TASK DETAILS:
Below is some material; set it all down exactly, apart from the pictures.
-------- DATA LINES --------
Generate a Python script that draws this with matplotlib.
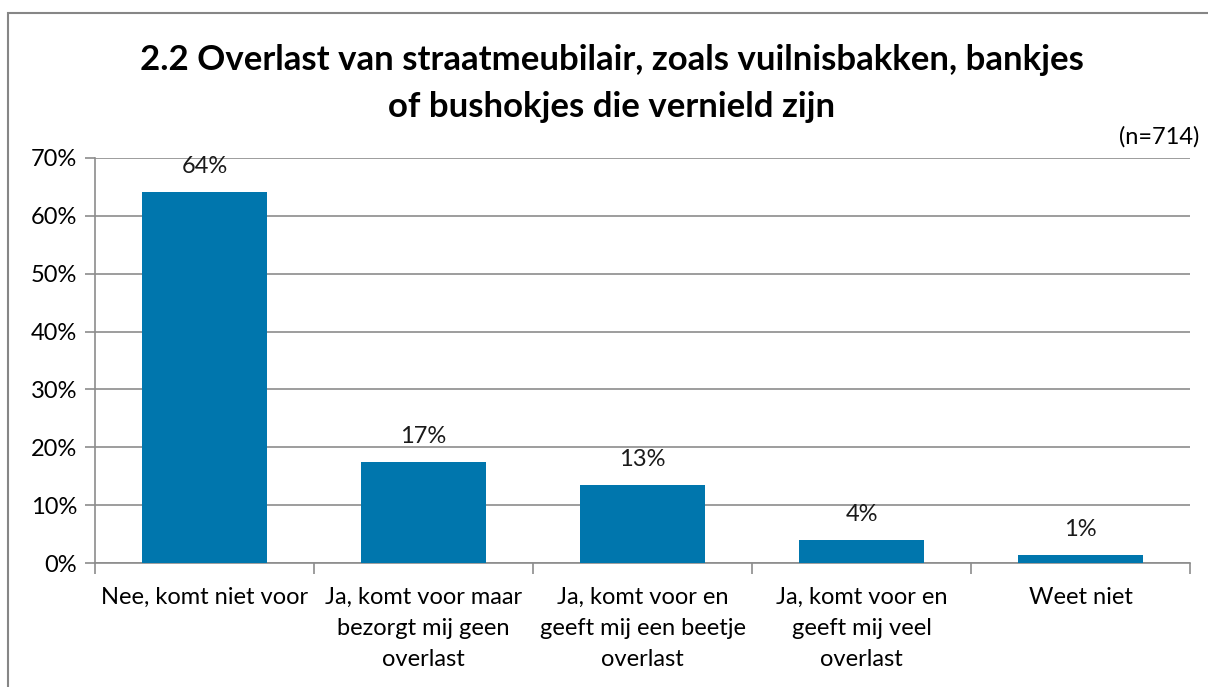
import matplotlib
matplotlib.use("Agg")
import matplotlib.pyplot as plt
from matplotlib.patches import Rectangle

categories = ["Nee, komt niet voor",
              "Ja, komt voor maar\nbezorgt mij geen\noverlast",
              "Ja, komt voor en\ngeeft mij een beetje\noverlast",
              "Ja, komt voor en\ngeeft mij veel\noverlast",
              "Weet niet"]
values = [64.1, 17.4, 13.4, 3.9, 1.3]
labels = ["64%", "17%", "13%", "4%", "1%"]
yticks = [0, 10, 20, 30, 40, 50, 60, 70]
ytick_labels = ["0%", "10%", "20%", "30%", "40%", "50%", "60%", "70%"]

plt.rcParams['font.family'] = ['Lato', 'DejaVu Sans']

W, H = 1208, 687
fig = plt.figure(figsize=(W / 100, H / 100), dpi=100)

# outer frame
fig.patches.append(Rectangle((8 / W, -0.1), 1.2, (H - 13) / H + 0.1, transform=fig.transFigure,
                             fill=False, edgecolor="#868686", linewidth=1.5))

ax = fig.add_axes([95 / W, (H - 563) / H, (1190 - 95) / W, (563 - 158) / H])
x = list(range(len(categories)))
ax.bar(x, values, width=0.57, color="#0076AD", zorder=3)
for xi, v, lab in zip(x, values, labels):
    ax.text(xi, v + 2.6, lab, ha="center", va="bottom", fontsize=17, color="#1a1a1a")

ax.set_xlim(-0.5, len(categories) - 0.5)
ax.set_ylim(0, 70)
ax.set_yticks(yticks)
ax.set_yticklabels(ytick_labels, fontsize=17)
ax.yaxis.grid(True, color="#8c8c8c", linewidth=1.2, zorder=0)
ax.set_xticks(x)
ax.set_xticklabels(categories, fontsize=17, linespacing=1.6, va="top")
ax.tick_params(axis="x", length=0, pad=17)
ax.tick_params(axis="y", length=7, width=1.2, color="#8c8c8c", pad=6)
# minor ticks between categories
ax.set_xticks([i + 0.5 for i in range(-1, len(categories))], minor=True)
ax.tick_params(axis="x", which="minor", length=8, width=1.2, color="#8c8c8c", direction="out")
for s in ["top", "right"]:
    ax.spines[s].set_visible(False)
for s in ["left", "bottom"]:
    ax.spines[s].set_color("#8c8c8c")
    ax.spines[s].set_linewidth(1.2)

fig.text(612 / W, 1 - 60 / H, "2.2 Overlast van straatmeubilair, zoals vuilnisbakken, bankjes",
         ha="center", va="center", fontsize=25, fontweight="bold")
fig.text(612 / W, 1 - 107 / H, "of bushokjes die vernield zijn",
         ha="center", va="center", fontsize=25, fontweight="bold")
fig.text(1199 / W, 1 - 137 / H, "(n=714)", ha="right", va="center", fontsize=17)

fig.savefig("out.png", dpi=100)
--------
RESULT OF THIS TASK:
Generate a Python script that draws this with matplotlib.
import matplotlib
matplotlib.use("Agg")
import matplotlib.pyplot as plt
from matplotlib.patches import Rectangle

categories = ["Nee, komt niet voor",
              "Ja, komt voor maar\nbezorgt mij geen\noverlast",
              "Ja, komt voor en\ngeeft mij een beetje\noverlast",
              "Ja, komt voor en\ngeeft mij veel\noverlast",
              "Weet niet"]
values = [64.1, 17.4, 13.4, 3.9, 1.3]
labels = ["64%", "17%", "13%", "4%", "1%"]
yticks = [0, 10, 20, 30, 40, 50, 60, 70]
ytick_labels = ["0%", "10%", "20%", "30%", "40%", "50%", "60%", "70%"]

plt.rcParams['font.family'] = ['Lato', 'DejaVu Sans']

W, H = 1208, 687
fig = plt.figure(figsize=(W / 100, H / 100), dpi=100)

# outer frame
fig.patches.append(Rectangle((8 / W, -0.1), 1.2, (H - 13) / H + 0.1, transform=fig.transFigure,
                             fill=False, edgecolor="#868686", linewidth=1.5))

ax = fig.add_axes([95 / W, (H - 563) / H, (1190 - 95) / W, (563 - 158) / H])
x = list(range(len(categories)))
ax.bar(x, values, width=0.57, color="#0076AD", zorder=3)
for xi, v, lab in zip(x, values, labels):
    ax.text(xi, v + 2.6, lab, ha="center", va="bottom", fontsize=17, color="#1a1a1a")

ax.set_xlim(-0.5, len(categories) - 0.5)
ax.set_ylim(0, 70)
ax.set_yticks(yticks)
ax.set_yticklabels(ytick_labels, fontsize=17)
ax.yaxis.grid(True, color="#8c8c8c", linewidth=1.2, zorder=0)
ax.set_xticks(x)
ax.set_xticklabels(categories, fontsize=17, linespacing=1.6, va="top")
ax.tick_params(axis="x", length=0, pad=17)
ax.tick_params(axis="y", length=7, width=1.2, color="#8c8c8c", pad=6)
# minor ticks between categories
ax.set_xticks([i + 0.5 for i in range(-1, len(categories))], minor=True)
ax.tick_params(axis="x", which="minor", length=8, width=1.2, color="#8c8c8c", direction="out")
for s in ["top", "right"]:
    ax.spines[s].set_visible(False)
for s in ["left", "bottom"]:
    ax.spines[s].set_color("#8c8c8c")
    ax.spines[s].set_linewidth(1.2)

fig.text(612 / W, 1 - 60 / H, "2.2 Overlast van straatmeubilair, zoals vuilnisbakken, bankjes",
         ha="center", va="center", fontsize=25, fontweight="bold")
fig.text(612 / W, 1 - 107 / H, "of bushokjes die vernield zijn",
         ha="center", va="center", fontsize=25, fontweight="bold")
fig.text(1199 / W, 1 - 137 / H, "(n=714)", ha="right", va="center", fontsize=17)

fig.savefig("out.png", dpi=100)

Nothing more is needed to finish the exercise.